## [SOURCE MATERIAL]
+===+
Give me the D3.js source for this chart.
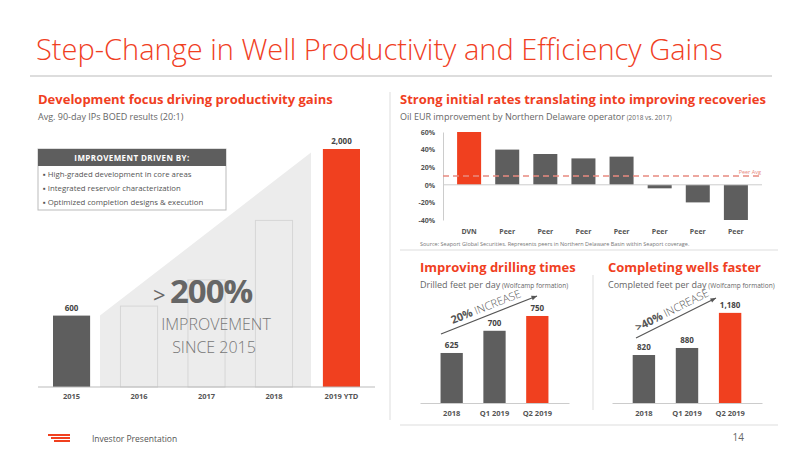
<!DOCTYPE html>
<html><head><meta charset="utf-8">
<script src="https://cdn.jsdelivr.net/npm/d3@7"></script>
<style>body{margin:0;background:#fff}text{font-family:"Open Sans",sans-serif}</style>
</head><body>
<script>
// data
const ipYears = ["2015", "2016", "2017", "2018", "2019 YTD"];
const ipValues = [600, null, null, null, 2000];
const ghostValues = [null, 680, 900, 1400, null];
const eurOps = ["DVN", "Peer", "Peer", "Peer", "Peer", "Peer", "Peer", "Peer"];
const eurValues = [60, 40, 35, 30, 32, -4, -20, -40];
const eurTicks = [60, 40, 20, 0, -20, -40];
const peerAvg = 10;
const drillCats = ["2018", "Q1 2019", "Q2 2019"];
const drillValues = [625, 700, 750];
const compCats = ["2018", "Q1 2019", "Q2 2019"];
const compValues = [820, 880, 1180];

const RED = "#f0401f", GREY = "#5e5e5e", TXT = "#666";
const svg = d3.select("body").append("svg").attr("width", 800).attr("height", 450);

// header
svg.append("text").attr("x", 36).attr("y", 60).attr("font-size", 29).attr("font-weight", 300)
  .attr("fill", RED).text("Step-Change in Well Productivity and Efficiency Gains");
svg.append("line").attr("x1", 30).attr("x2", 772).attr("y1", 76).attr("y2", 76).attr("stroke", "#bbb");

function heading(x, y, t, s, small) {
  svg.append("text").attr("x", x).attr("y", y).attr("font-size", 13).attr("font-weight", 700).attr("fill", RED).text(t);
  const st = svg.append("text").attr("x", x).attr("y", y + 16).attr("font-size", 9).attr("fill", TXT).text(s);
  if (small) st.append("tspan").attr("font-size", 6.5).text(" " + small);
}
heading(38, 104, "Development focus driving productivity gains", "Avg. 90-day IPs BOED results (20:1)");
heading(400, 104, "Strong initial rates translating into improving recoveries", "Oil EUR improvement by Northern Delaware operator", "(2018 vs. 2017)");
heading(420, 272, "Improving drilling times", "Drilled feet per day", "(Wolfcamp formation)");
heading(608, 272, "Completing wells faster", "Completed feet per day", "(Wolfcamp formation)");

// left chart
const x1 = d3.scaleBand().domain(ipYears).range([53, 360]).paddingInner(0.45).paddingOuter(0);
const y1 = d3.scaleLinear().domain([0, 2000]).range([387, 149]);
svg.append("path").attr("fill", "#ececec")
  .attr("d", `M100,387L100,${y1(ipValues[0])}L311,${y1(1970)}L311,387Z`);
ipYears.forEach((d, i) => {
  if (ghostValues[i] == null) return;
  svg.append("rect").attr("x", x1(d)).attr("width", x1.bandwidth()).attr("y", y1(ghostValues[i]))
    .attr("height", 387 - y1(ghostValues[i])).attr("fill", "none").attr("stroke", "#d6d6d6");
});
ipYears.forEach((d, i) => {
  if (ipValues[i] == null) return;
  svg.append("rect").attr("x", x1(d)).attr("width", x1.bandwidth()).attr("y", y1(ipValues[i]))
    .attr("height", 387 - y1(ipValues[i])).attr("fill", i === 4 ? RED : GREY);
  svg.append("text").attr("x", x1(d) + x1.bandwidth() / 2).attr("y", y1(ipValues[i]) - 5).attr("text-anchor", "middle")
    .attr("font-size", 8).attr("font-weight", 700).attr("fill", "#444").text(d3.format(",")(ipValues[i]));
});
svg.append("line").attr("x1", 38).attr("x2", 375).attr("y1", 387).attr("y2", 387).attr("stroke", "#bbb");
svg.append("g").attr("transform", "translate(0,387)")
  .call(d3.axisBottom(x1).tickSize(0).tickPadding(7))
  .call(g => g.select(".domain").remove())
  .call(g => g.selectAll("text").attr("font-size", 7.5).attr("font-weight", 700).attr("fill", "#555").attr("font-family", "Open Sans"));
// box
svg.append("rect").attr("x", 38).attr("y", 149).attr("width", 188).attr("height", 61).attr("fill", "#fff").attr("stroke", "#bbb");
svg.append("rect").attr("x", 38).attr("y", 149).attr("width", 188).attr("height", 17).attr("fill", GREY);
svg.append("text").attr("x", 132).attr("y", 161).attr("text-anchor", "middle").attr("fill", "#fff")
  .attr("font-size", 8).attr("font-weight", 700).attr("letter-spacing", 0.4).text("IMPROVEMENT DRIVEN BY:");
["High-graded development in core areas", "Integrated reservoir characterization", "Optimized completion designs & execution"]
  .forEach((t, i) => svg.append("text").attr("x", 43).attr("y", 177 + i * 14).attr("font-size", 7.8).attr("fill", "#555").text("▪  " + t));
svg.append("text").attr("x", 153).attr("y", 303).attr("font-size", 22).attr("fill", "#666").text(">");
svg.append("text").attr("x", 170).attr("y", 303).attr("font-size", 33).attr("font-weight", 700).attr("fill", "#666").attr("letter-spacing", -1).text("200%");
svg.append("text").attr("x", 216).attr("y", 330).attr("text-anchor", "middle").attr("font-size", 16).attr("font-weight", 300).attr("fill", "#777").text("IMPROVEMENT");
svg.append("text").attr("x", 214).attr("y", 353).attr("text-anchor", "middle").attr("font-size", 16).attr("font-weight", 300).attr("fill", "#777").text("SINCE 2015");
svg.append("line").attr("x1", 390).attr("x2", 390).attr("y1", 92).attr("y2", 420).attr("stroke", "#ddd");

// EUR chart
const x2 = d3.scaleBand().domain(d3.range(eurOps.length)).range([443, 762]).padding(0.37);
const y2 = d3.scaleLinear().domain([-40, 60]).range([220, 132]);
svg.append("g").attr("transform", "translate(443,0)")
  .call(d3.axisLeft(y2).tickValues(eurTicks).tickSize(0).tickPadding(8).tickFormat(d => d + "%"))
  .call(g => g.select(".domain").attr("stroke", "#ccc"))
  .call(g => g.selectAll("text").attr("font-size", 7).attr("font-weight", 700).attr("fill", "#555").attr("font-family", "Open Sans"));
svg.selectAll(".eur").data(eurValues).enter().append("rect")
  .attr("x", (d, i) => x2(i)).attr("width", x2.bandwidth())
  .attr("y", d => y2(Math.max(0, d))).attr("height", d => Math.abs(y2(d) - y2(0)))
  .attr("fill", (d, i) => i === 0 ? RED : GREY);
svg.append("line").attr("x1", 443).attr("x2", 762).attr("y1", y2(0)).attr("y2", y2(0)).attr("stroke", "#ccc");
svg.append("line").attr("x1", 443).attr("x2", 762).attr("y1", y2(peerAvg)).attr("y2", y2(peerAvg))
  .attr("stroke", "#e88a80").attr("stroke-width", 1.5).attr("stroke-dasharray", "6,4");
svg.append("text").attr("x", 761).attr("y", y2(peerAvg) - 2).attr("text-anchor", "end").attr("font-size", 5.5).attr("fill", "#e88a80").text("Peer Avg");
eurOps.forEach((d, i) => svg.append("text").attr("x", x2(i) + x2.bandwidth() / 2).attr("y", 234).attr("text-anchor", "middle")
  .attr("font-size", 7).attr("font-weight", 700).attr("fill", "#555").text(d));
svg.append("text").attr("x", 420).attr("y", 246).attr("font-size", 5.5).attr("fill", "#777")
  .text("Source: Seaport Global Securities. Represents peers in Northern Delaware Basin within Seaport coverage.");
svg.append("line").attr("x1", 400).attr("x2", 778).attr("y1", 250).attr("y2", 250).attr("stroke", "#ddd");

// small bar charts
function small(cats, vals, x0, x1r, ymin, ymax) {
  const xs = d3.scaleBand().domain(cats).range([x0, x1r]).padding(0.48);
  const ys = d3.scaleLinear().domain([ymin, ymax]).range([403, 300]);
  vals.forEach((v, i) => {
    svg.append("rect").attr("x", xs(cats[i])).attr("width", xs.bandwidth()).attr("y", ys(v)).attr("height", 403 - ys(v))
      .attr("fill", i === 2 ? RED : GREY);
    svg.append("text").attr("x", xs(cats[i]) + xs.bandwidth() / 2).attr("y", ys(v) - 5).attr("text-anchor", "middle")
      .attr("font-size", 8).attr("font-weight", 700).attr("fill", "#444").text(d3.format(",")(v));
  });
  svg.append("g").attr("transform", "translate(0,403)").call(d3.axisBottom(xs).tickSize(0).tickPadding(8))
    .call(g => g.select(".domain").attr("stroke", "#ccc"))
    .call(g => g.selectAll("text").attr("font-size", 7.5).attr("font-weight", 700).attr("fill", "#555").attr("font-family", "Open Sans"));
}
small(drillCats, drillValues, 420, 569, 456, 804);
small(compCats, compValues, 612, 762, 410, 1290);
svg.append("line").attr("x1", 593).attr("x2", 593).attr("y1", 275).attr("y2", 410).attr("stroke", "#ddd");

function arrow(xa, ya, xb, yb, label) {
  const ang = Math.atan2(yb - ya, xb - xa);
  svg.append("line").attr("x1", xa).attr("y1", ya).attr("x2", xb).attr("y2", yb).attr("stroke", "#555").attr("stroke-width", 1.2);
  const h = 6;
  svg.append("path").attr("fill", "#555").attr("d", `M${xb},${yb}L${xb - h * Math.cos(ang - 0.4)},${yb - h * Math.sin(ang - 0.4)}L${xb - h * Math.cos(ang + 0.4)},${yb - h * Math.sin(ang + 0.4)}Z`);
  const mx = (xa + xb) / 2 + 5 * Math.sin(ang), my = (ya + yb) / 2 - 5 * Math.cos(ang);
  const t = svg.append("text").attr("transform", `translate(${mx},${my}) rotate(${ang * 180 / Math.PI})`)
    .attr("text-anchor", "middle").attr("font-size", 11).attr("fill", "#555");
  t.append("tspan").attr("font-weight", 700).text(label[0]);
  t.append("tspan").attr("font-weight", 300).text(label[1]);
}
arrow(441, 334, 537, 296, ["20% ", "INCREASE"]);
arrow(636, 338, 716, 298, [">40% ", "INCREASE"]);

// footer
svg.append("line").attr("x1", 400).attr("x2", 778).attr("y1", 425).attr("y2", 425).attr("stroke", "#ddd");
[0, 1, 2].forEach(i => svg.append("rect").attr("x", 48 + i * 3).attr("y", 434 + i * 3).attr("width", 22 - i * 3).attr("height", 2).attr("fill", RED));
svg.append("text").attr("x", 92).attr("y", 442).attr("font-size", 8.5).attr("fill", "#555").text("Investor Presentation");
svg.append("text").attr("x", 744).attr("y", 441).attr("text-anchor", "end").attr("font-size", 10).attr("fill", "#666").text("14");
</script>
</body></html>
+===+
## [WHAT THE TASK ASKS]
Write out, word for word, the lines from the start of the data through the one holding "const compValues = [820, 880, 1180];". Omit pictures.

## [RESPONSE]
Give me the D3.js source for this chart.
<!DOCTYPE html>
<html><head><meta charset="utf-8">
<script src="https://cdn.jsdelivr.net/npm/d3@7"></script>
<style>body{margin:0;background:#fff}text{font-family:"Open Sans",sans-serif}</style>
</head><body>
<script>
// data
const ipYears = ["2015", "2016", "2017", "2018", "2019 YTD"];
const ipValues = [600, null, null, null, 2000];
const ghostValues = [null, 680, 900, 1400, null];
const eurOps = ["DVN", "Peer", "Peer", "Peer", "Peer", "Peer", "Peer", "Peer"];
const eurValues = [60, 40, 35, 30, 32, -4, -20, -40];
const eurTicks = [60, 40, 20, 0, -20, -40];
const peerAvg = 10;
const drillCats = ["2018", "Q1 2019", "Q2 2019"];
const drillValues = [625, 700, 750];
const compCats = ["2018", "Q1 2019", "Q2 2019"];
const compValues = [820, 880, 1180];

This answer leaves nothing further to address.